A number of others echoed this sentiment, and emphasised the need for designers to be aware of the consequences of tampering with the design to suit the client’s wishes. This has been discussed more seriously after the string of incidents that followed the Chennai Silks fire – the fire at a mall in Purasaiwalkam, at a colour lab in Alwarpet and at the DPI building on College Road.
Though the fire department does check the set up of buildings before providing their approval, they said a lot of the “wrongdoing” occurs after the No Objection Certificate (NOC) is provided. Changes are made to the design and safety takes a backseat.
“A majority of Indians do not consider safety important, it ranks very low on their priority list,” said Sumit Khanna, a member of Beyond Carlton, which is the only people’s initiative for fire safety. “Fire safety is only taken seriously to ensure compliance. This only satisfies the minimum safety requirement and people do not want to go beyond that level as that requires commitment.”
Experts feel our buildings, especially those in congested areas like T Nagar are not capable of withstanding a fire. Most attribute this flaw to the way buildings are designed as compliance rather than safety is the priority. According to the Chennai Metropolitan Development Authority (CMDA) website, there are 194 buildings in the city that have been registered as having violations.
“There is an urgent need to understand the importance of having an in built fire safety systems for all buildings,” Khanna said. “This requires commitment to maintenance of tools. Often when a sprinkler starts leaking, people cut out the water supply. Sprinklers are like little fire fighters and by doing this, none of the other sprinklers work either, when all that is needed is for that one faulty one to be repaired.”
Apart from the mere installation of the devices, Khanna said it is essential for the staff of the commercial enterprise or the residents of the apartment complex to know how to use it. For this regular drills must be conducted and extinguishers must be periodically tested to see if they are in proper working condition.
“The first step to prevent such incidents from occurring is to empower the Tamil Nadu Fire Department,” said V Shivaramakrishnan, a member of the Fire and Security Association of India (FSAI). “In other states, the fire department has the authority to seal a building if it does not comply with the norms. This should be implemented here as well. The Fire Department should be able to check if the NOC norms and even provide for renewal of the NOC.”
Architects, though, do not entirely agree with these views. They said no architect worth his salt would take chances with flouting the rules as they will lose their job if anything untoward happens.

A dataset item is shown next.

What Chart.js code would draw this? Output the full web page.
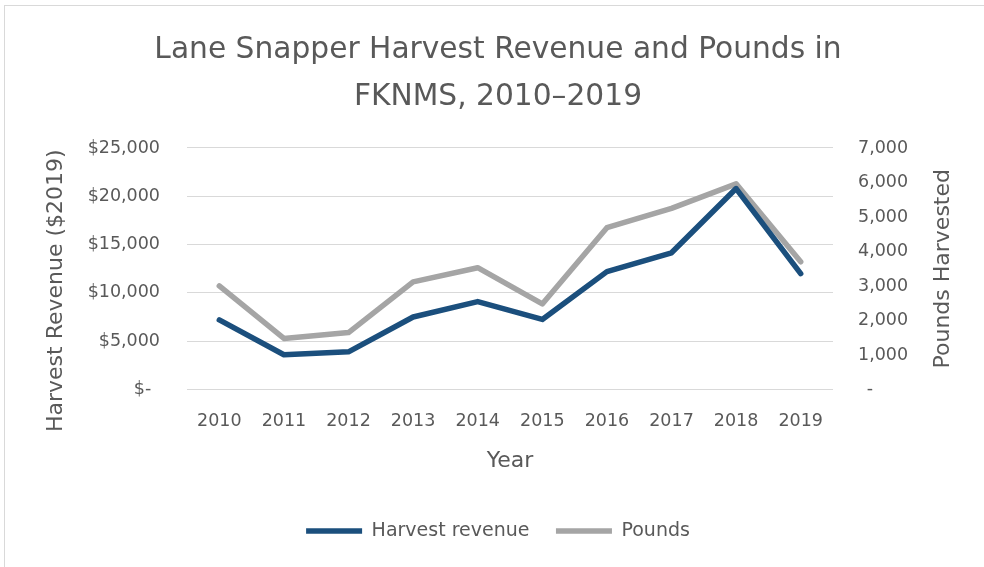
<!DOCTYPE html>
<html>
<head>
<meta charset="utf-8">
<script src="https://cdn.jsdelivr.net/npm/chart.js@4.4.1/dist/chart.umd.min.js"></script>
<style>
  html, body { margin: 0; padding: 0; background: #ffffff; }
  #frame { position: relative; width: 984px; height: 567px; overflow: hidden; }
  #edge {
    position: absolute; left: 4px; top: 5px; right: 0; bottom: 0;
    border-top: 1px solid #d9d9d9; border-left: 1px solid #d9d9d9;
    pointer-events: none;
  }
  canvas { position: absolute; left: 0; top: 0; }
</style>
</head>
<body>
<div id="frame">
  <canvas id="chart" width="984" height="567"></canvas>
  <div id="edge"></div>
</div>
<script>
// Lane snapper harvest, Florida Keys National Marine Sanctuary
const years = ['2010', '2011', '2012', '2013', '2014', '2015', '2016', '2017', '2018', '2019'];
const revenue = [7200, 3600, 3900, 7500, 9100, 7250, 12200, 14150, 20800, 12000];   // $2019
const pounds = [3000, 1480, 1650, 3120, 3530, 2480, 4690, 5250, 5960, 3700];       // lbs

const titleLines = ['Lane Snapper Harvest Revenue and Pounds in', 'FKNMS, 2010\u20132019'];
const revenueLabel = 'Harvest revenue';
const poundsLabel = 'Pounds';
const xTitle = 'Year';
const leftTitle = 'Harvest Revenue ($2019)';
const rightTitle = 'Pounds Harvested';

const FONT = '"DejaVu Sans", sans-serif';
const TEXT = '#595959';
const GRID = '#d9d9d9';
const BLUE = '#1b4f7d';
const GREY = '#a5a5a5';
const TICK_SIZE = 17.5;
const AXIS_TITLE_SIZE = 22;

// Vertical axis titles, both reading bottom-to-top
const sideTitlesPlugin = {
  id: 'sideTitles',
  afterDraw(chart) {
    const ctx = chart.ctx;
    const draw = (text, x, y) => {
      ctx.save();
      ctx.fillStyle = TEXT;
      ctx.font = AXIS_TITLE_SIZE + 'px ' + FONT;
      ctx.textAlign = 'center';
      ctx.textBaseline = 'middle';
      ctx.translate(x, y);
      ctx.rotate(-Math.PI / 2);
      ctx.fillText(text, 0, 0);
      ctx.restore();
    };
    const l = chart.scales.y, r = chart.scales.y2;
    draw(leftTitle, l.left + 44, (l.top + l.bottom) / 2 + 22);
    draw(rightTitle, r.right - 41, (r.top + r.bottom) / 2);
  }
};

new Chart(document.getElementById('chart'), {
  type: 'line',
  data: {
    labels: years,
    datasets: [
      {
        label: revenueLabel, data: revenue, yAxisID: 'y',
        borderColor: BLUE, backgroundColor: BLUE, borderWidth: 5.5,
        pointRadius: 0, borderCapStyle: 'round', borderJoinStyle: 'round', tension: 0
      },
      {
        label: poundsLabel, data: pounds, yAxisID: 'y2',
        borderColor: GREY, backgroundColor: GREY, borderWidth: 5.5,
        pointRadius: 0, borderCapStyle: 'round', borderJoinStyle: 'round', tension: 0
      }
    ]
  },
  options: {
    responsive: false,
    animation: false,
    layout: { padding: { top: 0, left: 12, right: 0, bottom: 16.5 } },
    plugins: {
      tooltip: { enabled: false },
      title: {
        display: true, text: titleLines, color: TEXT,
        font: { family: FONT, size: 29.7, weight: 'normal', lineHeight: 1.582 },
        padding: { top: 26.5, bottom: 27.5 }
      },
      legend: {
        position: 'bottom',
        labels: {
          color: TEXT, font: { family: FONT, size: 19 },
          usePointStyle: true, pointStyle: 'line', pointStyleWidth: 56,
          padding: 26.5
        }
      }
    },
    scales: {
      x: {
        offset: true,
        grid: { display: false, drawTicks: false },
        border: { display: false },
        ticks: { color: TEXT, font: { family: FONT, size: TICK_SIZE }, padding: 21.5, maxRotation: 0 },
        title: {
          display: true, text: xTitle, color: TEXT,
          font: { family: FONT, size: AXIS_TITLE_SIZE }, padding: { top: 10, bottom: 21 }
        },
        afterFit(s) { s.height = 105.5; }
      },
      y: {
        position: 'left', min: 0, max: 25000,
        grid: { color: GRID, lineWidth: 1, drawTicks: false },
        border: { display: false },
        ticks: {
          stepSize: 5000, color: TEXT, font: { family: FONT, size: TICK_SIZE }, padding: 27,
          callback: v => v === 0 ? '$-\u2002' : '$' + v.toLocaleString('en-US')
        },
        afterFit(s) { s.width = 175; }
      },
      y2: {
        position: 'right', min: 0, max: 7000,
        grid: { display: false, drawTicks: false },
        border: { display: false },
        ticks: {
          stepSize: 1000, color: TEXT, font: { family: FONT, size: TICK_SIZE }, padding: 25,
          callback: v => v === 0 ? '\u2002-' : v.toLocaleString('en-US')
        },
        afterFit(s) { s.width = 151; }
      }
    }
  },
  plugins: [sideTitlesPlugin]
});
</script>
</body>
</html>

“The norms are all there, the only place where we might be falling short is in the implementation of those norms,” said Anoop Menon, Principal Architect at A M Architecture & More. “When it comes to an architect, fire safety is something that cannot be compromised on as not only are lives at stake, our jobs are on the line too. However, there should be one comprehensive clearance that is given to developers that takes into consideration all the aspects rather than having so many different types of clearances.”
According to the Tamil Nadu Fire and Rescue Service (TNFRS) 25,897 fire accidents were reported in 2016 in the State when compared to 19,866 in 2015. Of these, 173 were classified as ‘serious’ accidents. A total of 72 lives were lost in fire calls, while nearly Rs 43.04 crores worth of property was lost.